O maior gargalo, porém, está na liderança e na cultura organizacional. 59% das companhias não traduzem riscos cibernéticos em linguagem compreensível para a alta gestão, e 57% não têm clareza sobre seu próprio apetite de risco.
IA já transforma crédito, mas com ressalvas
Nem tudo é pessimismo. No setor de crédito, a inteligência artificial já é uma realidade consolidada. A ANBC (Associação Nacional dos Bancos de Crédito) divulgou, também nesta quinta, que a IA vem mudando significativamente a forma como empresas e consumidores se relacionam com o sistema financeiro.
Os números impressionam: automação pode reduzir custos em até 66% e acelerar o desenvolvimento de modelos que antes levavam semanas — hoje são concluídos em poucos dias. Em uma das principais empresas do setor, mais de 70% dos novos modelos criados em 2023 incorporaram machine learning e deep learning, aumentando em 20 vezes a velocidade de processamento de dados.
Mas há um detalhe importante. Segundo Fabio Hashimoto, citado no estudo da Logicalis, apenas 3 em cada 10 empresas afirmaram já ter conseguido tirar resultados tangíveis das iniciativas de IA. O problema? A maioria ainda está em fase de experimentação, sem ROI claro, casos de uso bem definidos ou governança adequada.
Startups em missão: o Brasil se internacionaliza
Enquanto isso, o ecossistema de startups brasileiras segue em expansão internacional. Nesta semana, dez startups selecionadas pelo programa SP Global Tech (Secretaria de Ciência, Tecnologia e Inovação de São Paulo) participam do Web Summit Lisboa, considerado um dos maiores encontros de tecnologia do mundo, com mais de 70 mil participantes.

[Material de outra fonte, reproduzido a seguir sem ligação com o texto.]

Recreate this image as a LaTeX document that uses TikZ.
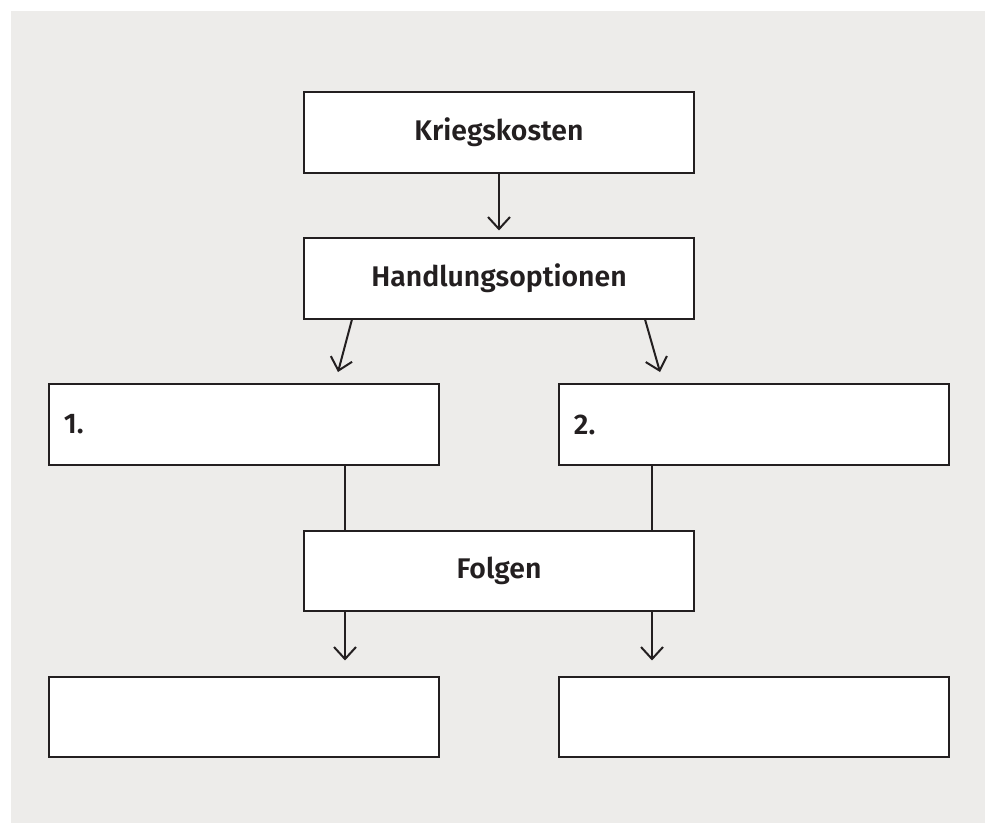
\documentclass[tikz,border=0pt]{standalone}
\usepackage{fontspec}
\setmainfont{Fira Sans}[BoldFont={Fira Sans SemiBold}]
\usetikzlibrary{arrows.meta,calc}
\definecolor{bggray}{RGB}{237,236,234}
\definecolor{ink}{RGB}{35,31,32}

\begin{document}
\begin{tikzpicture}[x=0.025cm,y=-0.025cm,
    kasten/.style={draw=ink, line width=0.05cm, fill=white, minimum width=9.75cm, minimum height=2cm, inner sep=0pt, text=ink, font=\fontsize{20.2}{24}\selectfont\bfseries},
    nummer/.style={kasten, text width=9cm, align=left, inner xsep=0.375cm},
    linie/.style={draw=ink, line width=0.05cm},
    pfeil/.style={linie, -{Straight Barb[length=0.3cm,width=0.55cm]}}]
    \useasboundingbox (0,0) rectangle (985,823);
    \fill[bggray] (11,11) rectangle (985,823);

    \node[kasten] at (499,132.5) (kosten) {Kriegskosten};
    \node[kasten] at (499,278.5) (optionen) {Handlungsoptionen};
    \node[nummer] at (244,424.5) (opt1) {1.};
    \node[nummer] at (754,424.5) (opt2) {2.};
    \node[kasten] at (499,570.5) (folgen) {Folgen};
    \node[kasten] at (244,716.5) (folge1) {};
    \node[kasten] at (754,716.5) (folge2) {};

    \coordinate (s1) at ($(optionen.south west)+(49,0)$);
    \coordinate (s2) at ($(optionen.south east)+(-50,0)$);
    \coordinate (e1) at (338,372);
    \coordinate (e2) at (660,372);
    \coordinate (l1) at (345,0);
    \coordinate (l2) at (652,0);

    \draw[pfeil, shorten >=0.175cm] (kosten.south) -- (optionen.north);
    \draw[pfeil] (s1) -- (e1);
    \draw[pfeil] (s2) -- (e2);
    \draw[linie] (opt1.south -| l1) -- (folgen.north -| l1);
    \draw[linie] (opt2.south -| l2) -- (folgen.north -| l2);
    \draw[pfeil, shorten >=0.375cm] (folgen.south -| l1) -- (folge1.north -| l1);
    \draw[pfeil, shorten >=0.375cm] (folgen.south -| l2) -- (folge2.north -| l2);
\end{tikzpicture}
\end{document}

Em paralelo, a startup Dynadok participa do Missão 4CIO 2025, em Porto de Galinhas (PE), conectando empresas e startups brasileiras ao mercado americano de TI. O evento reúne mais de 70 empresas estrangeiras, incluindo Sumitomo Chemical America, Scotiabank USA e New York Life Insurance. Willian Valadão, cofundador da Dynadok, apresentará soluções da empresa a CIOs dessas corporações, com planos de expansão internacional em 2026.
Investimentos em talento: Brasil lidera salários na América Latina
Um ponto positivo: o Brasil é líder na América Latina em remuneração para profissionais de tecnologia. Segundo o relatório The State of Global Compensation 2025 da Deel, que analisou mais de 1 milhão de contratos em 150 países, engenheiros e cientistas de dados brasileiros recebem, em média, US$ 67 mil por ano.
Mas há uma preocupação: os CIOs expressaram que o aumento nos orçamentos pode não ser suficiente para cobrir os custos crescentes com mão de obra especializada, inflação e possíveis desvalorizações cambiais.
O que muda para você?
Este cenário tem implicações práticas. Se você trabalha em uma empresa, espere mais investimentos em segurança antes de grandes projetos de IA. Se você é empreendedor, a mensagem é: segurança desde o início não é apenas compliance, é diferencial competitivo. Se você busca carreira em tech, o mercado brasileiro segue aquecido, mas com foco em especialistas que entendam tanto de dados quanto de proteção.
A realidade é menos glamourosa que os headlines sobre IA generativa, mas muito mais pragmática. O Brasil está construindo uma base sólida antes de correr. A questão é se essa velocidade será suficiente diante da concorrência global.